Ordena un antiquísimo mandato de la ciencia médica: “Ante la duda, absténgase”.
Y ojalá… ojalá quienes nos movemos en los medios de difusión hiciéramos nuestra esa vieja advertencia.
Sí, queridas amigas y amigos dilectos, comadres y compadres, nos hace falta un poquitín de humildad, para sólo pronunciarnos en cuanto a lo que realmente sabemos, pues de lo contrario nos podrían aplicar aquello de “¡Qué osada es la ignorancia!”.
¿Me pedían ustedes un ejemplo que ilustre tal situación? Pues allá va, con pelos y señales.
Cierta vez, mientras un ciclón atravesaba nuestro territorio, dejando un rastro catastrófico, la televisión desplegó una plausible labor informativa, siguiendo cada paso del meteoro. Y de pronto… de pronto, oh Dios mío, surgió una voz para explicarnos, profesoralmente, que la palabra huracán la habíamos heredado de los mayas.
Ahí mismo a mí me entró Changó con conocimiento, como dice el pueblo.
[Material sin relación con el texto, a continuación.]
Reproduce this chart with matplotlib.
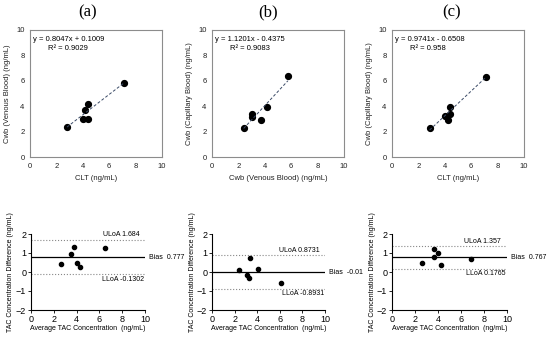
import numpy as np
import matplotlib
matplotlib.use("Agg")
import matplotlib.pyplot as plt

plt.rcParams['font.family'] = ['Liberation Sans', 'DejaVu Sans']

# regression panels (top row)
panel_titles = ['(a)', '(b)', '(c)']
reg_x = [
    [2.8, 4.0, 4.4, 4.2, 4.4, 7.1],
    [2.4, 3.05, 3.05, 3.7, 4.15, 5.75],
    [2.85, 4.05, 4.25, 4.42, 4.42, 7.12],
]
reg_y = [
    [2.4, 3.0, 3.0, 3.7, 4.2, 5.8],
    [2.25, 3.37, 3.18, 2.95, 3.93, 6.35],
    [2.25, 3.2, 2.95, 3.35, 3.92, 6.3],
]
slopes = [0.8047, 1.1201, 0.9741]
intercepts = [0.1009, -0.4375, -0.6508]
eq_labels = ['y = 0.8047x + 0.1009', 'y = 1.1201x - 0.4375', 'y = 0.9741x - 0.6508']
r2_labels = ['R² = 0.9029', 'R² = 0.9083', 'R² = 0.958']
reg_xlabels = ['CLT (ng/mL)', 'Cwb (Venous Blood) (ng/mL)', 'CLT (ng/mL)']
reg_ylabels = ['Cwb (Venous Blood) (ng/mL)', 'Cwb (Capillary Blood) (ng/mL)',
               'Cwb (Capillary Blood) (ng/mL)']

# Bland-Altman panels (bottom row)
ba_avg = [
    [2.6, 3.55, 3.8, 4.0, 4.3, 6.5],
    [2.35, 3.12, 3.25, 3.38, 4.1, 6.1],
    [2.65, 3.68, 3.68, 4.0, 4.3, 6.85],
]
ba_diff = [
    [0.42, 0.95, 1.3, 0.48, 0.25, 1.28],
    [0.1, -0.15, -0.33, 0.74, 0.15, -0.6],
    [0.5, 1.2, 0.79, 1.0, 0.38, 0.7],
]
bias = [0.777, -0.01, 0.767]
uloa = [1.684, 0.8731, 1.357]
lloa = [-0.1302, -0.8931, 0.1765]
bias_labels = ['Bias  0.777', 'Bias  -0.01', 'Bias  0.767']
uloa_labels = ['ULoA 1.684', 'ULoA 0.8731', 'ULoA 1.357']
lloa_labels = ['LLoA -0.1302', 'LLoA -0.8931', 'LLoA 0.1765']

W, H = 550, 339
fig = plt.figure(figsize=(W / 100, H / 100), dpi=100)

top_left = [30, 212, 392]
top_w = 132
bot_left = [31, 212, 392]
bot_w = [114, 113, 115]
title_x = [88, 268, 452]
fs = 5.5
bfs = 5.0

for i in range(3):
    # ---- top row: scatter with linear fit
    ax = fig.add_axes([top_left[i] / W, (H - 157) / H, top_w / W, 127 / H])
    ax.plot(reg_x[i], reg_y[i], 'o', color='black', markersize=4.2)
    xs = np.array([min(reg_x[i]), max(reg_x[i])])
    ax.plot(xs, slopes[i] * xs + intercepts[i], '--', color='#3a4a66',
            linewidth=0.7, dashes=(3, 2))
    ax.set_xlim(0, 10)
    ax.set_ylim(0, 10)
    ax.set_xticks(range(0, 11, 2))
    ax.set_yticks(range(0, 11, 2))
    ax.tick_params(length=0, labelsize=fs, pad=4, colors='#222222')
    for s in ax.spines.values():
        s.set_color('#8c8c8c')
        s.set_linewidth(0.8)
    ax.text(0.02, 0.955, eq_labels[i], transform=ax.transAxes, fontsize=fs,
            va='top', ha='left')
    ax.text(0.14, 0.885, r2_labels[i], transform=ax.transAxes, fontsize=fs,
            va='top', ha='left')
    ax.set_ylabel(reg_ylabels[i], fontsize=fs, labelpad=4, color='#222222')
    fig.text(title_x[i] / W, 1 - 12 / H, panel_titles[i], fontsize=12,
             family='Liberation Serif', ha='center', va='center')
    fig.text((top_left[i] + top_w / 2) / W, 1 - 178 / H, reg_xlabels[i],
             fontsize=fs, ha='center', va='center', color='#222222')

    # ---- bottom row: Bland-Altman
    bx = fig.add_axes([bot_left[i] / W, (H - 310) / H, bot_w[i] / W, 76 / H])
    bx.plot(ba_avg[i], ba_diff[i], 'o', color='black', markersize=3.0)
    bx.axhline(bias[i], color='black', linewidth=0.9)
    bx.axhline(uloa[i], color='#888888', linewidth=0.8, linestyle=':')
    bx.axhline(lloa[i], color='#888888', linewidth=0.8, linestyle=':')
    bx.text(9.5, uloa[i] + 0.08, uloa_labels[i], fontsize=bfs, ha='right', va='bottom')
    bx.text(9.9, lloa[i] - 0.08, lloa_labels[i], fontsize=bfs, ha='right', va='top')
    bx.text(10.35, bias[i], bias_labels[i], fontsize=bfs, ha='left', va='center',
            clip_on=False)
    bx.set_xlim(0, 10)
    bx.set_ylim(-2, 2)
    bx.set_xticks(range(0, 11, 2))
    bx.set_yticks(range(-2, 3))
    bx.spines['top'].set_visible(False)
    bx.spines['right'].set_visible(False)
    for s in ('left', 'bottom'):
        bx.spines[s].set_linewidth(0.8)
    bx.tick_params(length=2, width=0.6, labelsize=fs + 1, pad=1.5)
    bx.set_xlabel('Average TAC Concentration  (ng/mL)', fontsize=bfs, labelpad=1)
    bx.set_ylabel('TAC Concentration Difference (ng/mL)', fontsize=bfs, labelpad=1)

fig.savefig('out.png', dpi=100)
Y, como también pronuncia el habla popular, me viré pa’ tercera. No exactamente hacia la antesala, sino para el respetabilísimo Diccionario Webster, y para el también venerable Diccionario Etimológico de Joan Corominas, que ambos a mano tengo.
Y ahí estaba, más clarito que el agua tridestilada para inyecciones. En los dos casos se decía: “Voz procedente del taíno”.
Pero hay más: el término huracán ingresó en el castellano varios años antes de la conquista de México. Conclusión: para hacernos llegar esa palabra, los mayas deben de haberlo hecho por telepatía. O quizás… ¡quizás tenían teléfonos celulares!